● **DIRECTIONS FOR THIS TASK**
Write out each line that follows exactly as it stands, without the pictures.

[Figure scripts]
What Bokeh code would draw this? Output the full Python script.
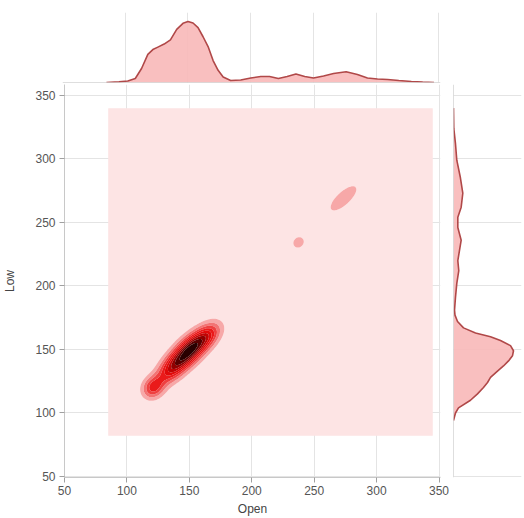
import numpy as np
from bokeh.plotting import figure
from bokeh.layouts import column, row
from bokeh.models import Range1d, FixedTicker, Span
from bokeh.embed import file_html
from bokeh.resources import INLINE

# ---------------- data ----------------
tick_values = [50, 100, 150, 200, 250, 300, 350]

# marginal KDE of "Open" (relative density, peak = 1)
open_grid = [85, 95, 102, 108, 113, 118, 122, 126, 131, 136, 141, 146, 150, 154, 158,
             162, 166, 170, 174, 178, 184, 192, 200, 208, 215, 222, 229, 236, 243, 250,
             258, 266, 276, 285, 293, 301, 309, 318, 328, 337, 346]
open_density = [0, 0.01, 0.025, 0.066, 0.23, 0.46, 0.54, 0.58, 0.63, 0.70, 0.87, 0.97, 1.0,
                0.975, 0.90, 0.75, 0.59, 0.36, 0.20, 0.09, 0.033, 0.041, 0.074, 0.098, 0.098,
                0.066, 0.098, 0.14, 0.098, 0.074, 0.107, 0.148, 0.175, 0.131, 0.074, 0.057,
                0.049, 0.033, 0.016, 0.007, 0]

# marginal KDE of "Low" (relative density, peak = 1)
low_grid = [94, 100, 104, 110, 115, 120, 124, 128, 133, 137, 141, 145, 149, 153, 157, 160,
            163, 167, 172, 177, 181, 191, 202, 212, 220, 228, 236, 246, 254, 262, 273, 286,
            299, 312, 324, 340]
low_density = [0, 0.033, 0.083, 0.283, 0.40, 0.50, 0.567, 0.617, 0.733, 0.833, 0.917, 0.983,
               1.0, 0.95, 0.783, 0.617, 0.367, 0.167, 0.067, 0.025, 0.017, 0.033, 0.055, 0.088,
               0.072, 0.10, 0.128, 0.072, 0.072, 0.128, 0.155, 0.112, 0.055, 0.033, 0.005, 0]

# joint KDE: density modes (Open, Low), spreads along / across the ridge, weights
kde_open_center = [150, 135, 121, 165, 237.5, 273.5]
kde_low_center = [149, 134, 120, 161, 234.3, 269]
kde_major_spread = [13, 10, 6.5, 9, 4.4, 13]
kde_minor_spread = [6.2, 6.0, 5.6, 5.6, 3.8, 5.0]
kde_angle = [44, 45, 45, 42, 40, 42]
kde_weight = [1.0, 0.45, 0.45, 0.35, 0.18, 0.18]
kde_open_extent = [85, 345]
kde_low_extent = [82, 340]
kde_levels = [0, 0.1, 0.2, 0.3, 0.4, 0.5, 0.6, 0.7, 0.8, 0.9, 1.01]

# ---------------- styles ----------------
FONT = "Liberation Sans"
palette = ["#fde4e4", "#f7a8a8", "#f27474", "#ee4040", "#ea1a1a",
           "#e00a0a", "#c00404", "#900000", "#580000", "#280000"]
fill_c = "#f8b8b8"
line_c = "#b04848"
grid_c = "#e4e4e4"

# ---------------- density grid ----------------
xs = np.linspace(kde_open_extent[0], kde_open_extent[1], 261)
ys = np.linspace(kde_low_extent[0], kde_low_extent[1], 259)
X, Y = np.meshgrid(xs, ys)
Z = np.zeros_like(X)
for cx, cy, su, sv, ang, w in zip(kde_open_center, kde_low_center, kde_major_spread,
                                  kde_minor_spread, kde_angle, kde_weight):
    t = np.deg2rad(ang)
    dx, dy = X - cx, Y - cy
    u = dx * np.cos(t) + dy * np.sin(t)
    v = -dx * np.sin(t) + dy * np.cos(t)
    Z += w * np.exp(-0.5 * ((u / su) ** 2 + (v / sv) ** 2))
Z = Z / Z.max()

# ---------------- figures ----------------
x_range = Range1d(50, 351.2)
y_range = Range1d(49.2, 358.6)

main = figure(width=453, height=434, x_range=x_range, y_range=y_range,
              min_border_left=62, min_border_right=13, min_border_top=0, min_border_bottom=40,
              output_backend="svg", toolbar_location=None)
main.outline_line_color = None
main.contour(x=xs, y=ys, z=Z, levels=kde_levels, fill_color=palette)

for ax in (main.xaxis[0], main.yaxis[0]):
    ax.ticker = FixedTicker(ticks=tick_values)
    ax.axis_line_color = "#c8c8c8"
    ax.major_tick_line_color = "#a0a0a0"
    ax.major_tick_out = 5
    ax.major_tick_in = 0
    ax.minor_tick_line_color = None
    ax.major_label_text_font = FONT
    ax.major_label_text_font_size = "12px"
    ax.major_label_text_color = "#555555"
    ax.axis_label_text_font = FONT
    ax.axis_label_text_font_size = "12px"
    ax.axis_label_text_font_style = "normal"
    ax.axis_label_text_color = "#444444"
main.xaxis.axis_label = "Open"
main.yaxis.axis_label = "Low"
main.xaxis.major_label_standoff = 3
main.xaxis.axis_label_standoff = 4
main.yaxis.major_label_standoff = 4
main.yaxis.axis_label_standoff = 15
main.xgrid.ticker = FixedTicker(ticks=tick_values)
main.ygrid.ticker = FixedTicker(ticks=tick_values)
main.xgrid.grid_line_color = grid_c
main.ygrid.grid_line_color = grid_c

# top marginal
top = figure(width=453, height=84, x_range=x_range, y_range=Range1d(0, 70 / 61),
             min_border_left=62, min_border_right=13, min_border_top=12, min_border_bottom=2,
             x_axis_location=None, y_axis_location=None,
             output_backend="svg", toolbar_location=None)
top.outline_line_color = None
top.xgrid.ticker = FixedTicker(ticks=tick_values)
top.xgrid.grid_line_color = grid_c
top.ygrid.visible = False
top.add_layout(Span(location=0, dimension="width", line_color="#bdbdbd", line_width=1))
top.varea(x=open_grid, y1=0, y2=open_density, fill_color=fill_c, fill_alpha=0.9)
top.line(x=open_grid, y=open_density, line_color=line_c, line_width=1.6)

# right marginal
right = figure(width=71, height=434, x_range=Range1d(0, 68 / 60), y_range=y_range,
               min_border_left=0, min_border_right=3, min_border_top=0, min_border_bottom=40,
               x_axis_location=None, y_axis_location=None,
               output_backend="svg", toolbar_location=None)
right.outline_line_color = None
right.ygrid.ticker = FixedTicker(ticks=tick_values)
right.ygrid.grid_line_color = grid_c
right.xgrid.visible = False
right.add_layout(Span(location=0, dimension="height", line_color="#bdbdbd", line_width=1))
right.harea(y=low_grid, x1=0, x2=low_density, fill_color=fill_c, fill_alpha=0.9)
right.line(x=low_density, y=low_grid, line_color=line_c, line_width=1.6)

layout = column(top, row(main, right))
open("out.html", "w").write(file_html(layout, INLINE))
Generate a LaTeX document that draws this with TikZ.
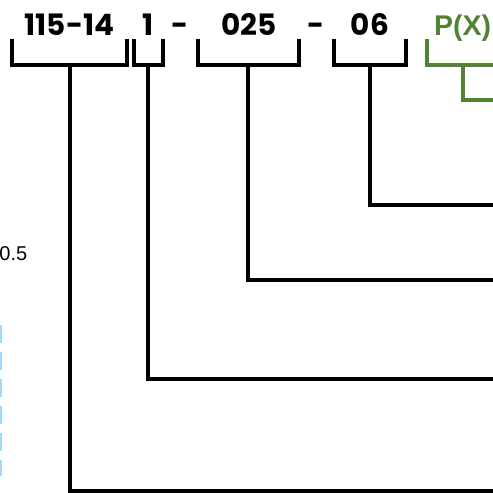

● **THE RESULT**
What Bokeh code would draw this? Output the full Python script.
import numpy as np
from bokeh.plotting import figure
from bokeh.layouts import column, row
from bokeh.models import Range1d, FixedTicker, Span
from bokeh.embed import file_html
from bokeh.resources import INLINE

# ---------------- data ----------------
tick_values = [50, 100, 150, 200, 250, 300, 350]

# marginal KDE of "Open" (relative density, peak = 1)
open_grid = [85, 95, 102, 108, 113, 118, 122, 126, 131, 136, 141, 146, 150, 154, 158,
             162, 166, 170, 174, 178, 184, 192, 200, 208, 215, 222, 229, 236, 243, 250,
             258, 266, 276, 285, 293, 301, 309, 318, 328, 337, 346]
open_density = [0, 0.01, 0.025, 0.066, 0.23, 0.46, 0.54, 0.58, 0.63, 0.70, 0.87, 0.97, 1.0,
                0.975, 0.90, 0.75, 0.59, 0.36, 0.20, 0.09, 0.033, 0.041, 0.074, 0.098, 0.098,
                0.066, 0.098, 0.14, 0.098, 0.074, 0.107, 0.148, 0.175, 0.131, 0.074, 0.057,
                0.049, 0.033, 0.016, 0.007, 0]

# marginal KDE of "Low" (relative density, peak = 1)
low_grid = [94, 100, 104, 110, 115, 120, 124, 128, 133, 137, 141, 145, 149, 153, 157, 160,
            163, 167, 172, 177, 181, 191, 202, 212, 220, 228, 236, 246, 254, 262, 273, 286,
            299, 312, 324, 340]
low_density = [0, 0.033, 0.083, 0.283, 0.40, 0.50, 0.567, 0.617, 0.733, 0.833, 0.917, 0.983,
               1.0, 0.95, 0.783, 0.617, 0.367, 0.167, 0.067, 0.025, 0.017, 0.033, 0.055, 0.088,
               0.072, 0.10, 0.128, 0.072, 0.072, 0.128, 0.155, 0.112, 0.055, 0.033, 0.005, 0]

# joint KDE: density modes (Open, Low), spreads along / across the ridge, weights
kde_open_center = [150, 135, 121, 165, 237.5, 273.5]
kde_low_center = [149, 134, 120, 161, 234.3, 269]
kde_major_spread = [13, 10, 6.5, 9, 4.4, 13]
kde_minor_spread = [6.2, 6.0, 5.6, 5.6, 3.8, 5.0]
kde_angle = [44, 45, 45, 42, 40, 42]
kde_weight = [1.0, 0.45, 0.45, 0.35, 0.18, 0.18]
kde_open_extent = [85, 345]
kde_low_extent = [82, 340]
kde_levels = [0, 0.1, 0.2, 0.3, 0.4, 0.5, 0.6, 0.7, 0.8, 0.9, 1.01]

# ---------------- styles ----------------
FONT = "Liberation Sans"
palette = ["#fde4e4", "#f7a8a8", "#f27474", "#ee4040", "#ea1a1a",
           "#e00a0a", "#c00404", "#900000", "#580000", "#280000"]
fill_c = "#f8b8b8"
line_c = "#b04848"
grid_c = "#e4e4e4"

# ---------------- density grid ----------------
xs = np.linspace(kde_open_extent[0], kde_open_extent[1], 261)
ys = np.linspace(kde_low_extent[0], kde_low_extent[1], 259)
X, Y = np.meshgrid(xs, ys)
Z = np.zeros_like(X)
for cx, cy, su, sv, ang, w in zip(kde_open_center, kde_low_center, kde_major_spread,
                                  kde_minor_spread, kde_angle, kde_weight):
    t = np.deg2rad(ang)
    dx, dy = X - cx, Y - cy
    u = dx * np.cos(t) + dy * np.sin(t)
    v = -dx * np.sin(t) + dy * np.cos(t)
    Z += w * np.exp(-0.5 * ((u / su) ** 2 + (v / sv) ** 2))
Z = Z / Z.max()

# ---------------- figures ----------------
x_range = Range1d(50, 351.2)
y_range = Range1d(49.2, 358.6)

main = figure(width=453, height=434, x_range=x_range, y_range=y_range,
              min_border_left=62, min_border_right=13, min_border_top=0, min_border_bottom=40,
              output_backend="svg", toolbar_location=None)
main.outline_line_color = None
main.contour(x=xs, y=ys, z=Z, levels=kde_levels, fill_color=palette)

for ax in (main.xaxis[0], main.yaxis[0]):
    ax.ticker = FixedTicker(ticks=tick_values)
    ax.axis_line_color = "#c8c8c8"
    ax.major_tick_line_color = "#a0a0a0"
    ax.major_tick_out = 5
    ax.major_tick_in = 0
    ax.minor_tick_line_color = None
    ax.major_label_text_font = FONT
    ax.major_label_text_font_size = "12px"
    ax.major_label_text_color = "#555555"
    ax.axis_label_text_font = FONT
    ax.axis_label_text_font_size = "12px"
    ax.axis_label_text_font_style = "normal"
    ax.axis_label_text_color = "#444444"
main.xaxis.axis_label = "Open"
main.yaxis.axis_label = "Low"
main.xaxis.major_label_standoff = 3
main.xaxis.axis_label_standoff = 4
main.yaxis.major_label_standoff = 4
main.yaxis.axis_label_standoff = 15
main.xgrid.ticker = FixedTicker(ticks=tick_values)
main.ygrid.ticker = FixedTicker(ticks=tick_values)
main.xgrid.grid_line_color = grid_c
main.ygrid.grid_line_color = grid_c

# top marginal
top = figure(width=453, height=84, x_range=x_range, y_range=Range1d(0, 70 / 61),
             min_border_left=62, min_border_right=13, min_border_top=12, min_border_bottom=2,
             x_axis_location=None, y_axis_location=None,
             output_backend="svg", toolbar_location=None)
top.outline_line_color = None
top.xgrid.ticker = FixedTicker(ticks=tick_values)
top.xgrid.grid_line_color = grid_c
top.ygrid.visible = False
top.add_layout(Span(location=0, dimension="width", line_color="#bdbdbd", line_width=1))
top.varea(x=open_grid, y1=0, y2=open_density, fill_color=fill_c, fill_alpha=0.9)
top.line(x=open_grid, y=open_density, line_color=line_c, line_width=1.6)

# right marginal
right = figure(width=71, height=434, x_range=Range1d(0, 68 / 60), y_range=y_range,
               min_border_left=0, min_border_right=3, min_border_top=0, min_border_bottom=40,
               x_axis_location=None, y_axis_location=None,
               output_backend="svg", toolbar_location=None)
right.outline_line_color = None
right.ygrid.ticker = FixedTicker(ticks=tick_values)
right.ygrid.grid_line_color = grid_c
right.xgrid.visible = False
right.add_layout(Span(location=0, dimension="height", line_color="#bdbdbd", line_width=1))
right.harea(y=low_grid, x1=0, x2=low_density, fill_color=fill_c, fill_alpha=0.9)
right.line(x=low_density, y=low_grid, line_color=line_c, line_width=1.6)

layout = column(top, row(main, right))
open("out.html", "w").write(file_html(layout, INLINE))
Generate a LaTeX document that draws this with TikZ.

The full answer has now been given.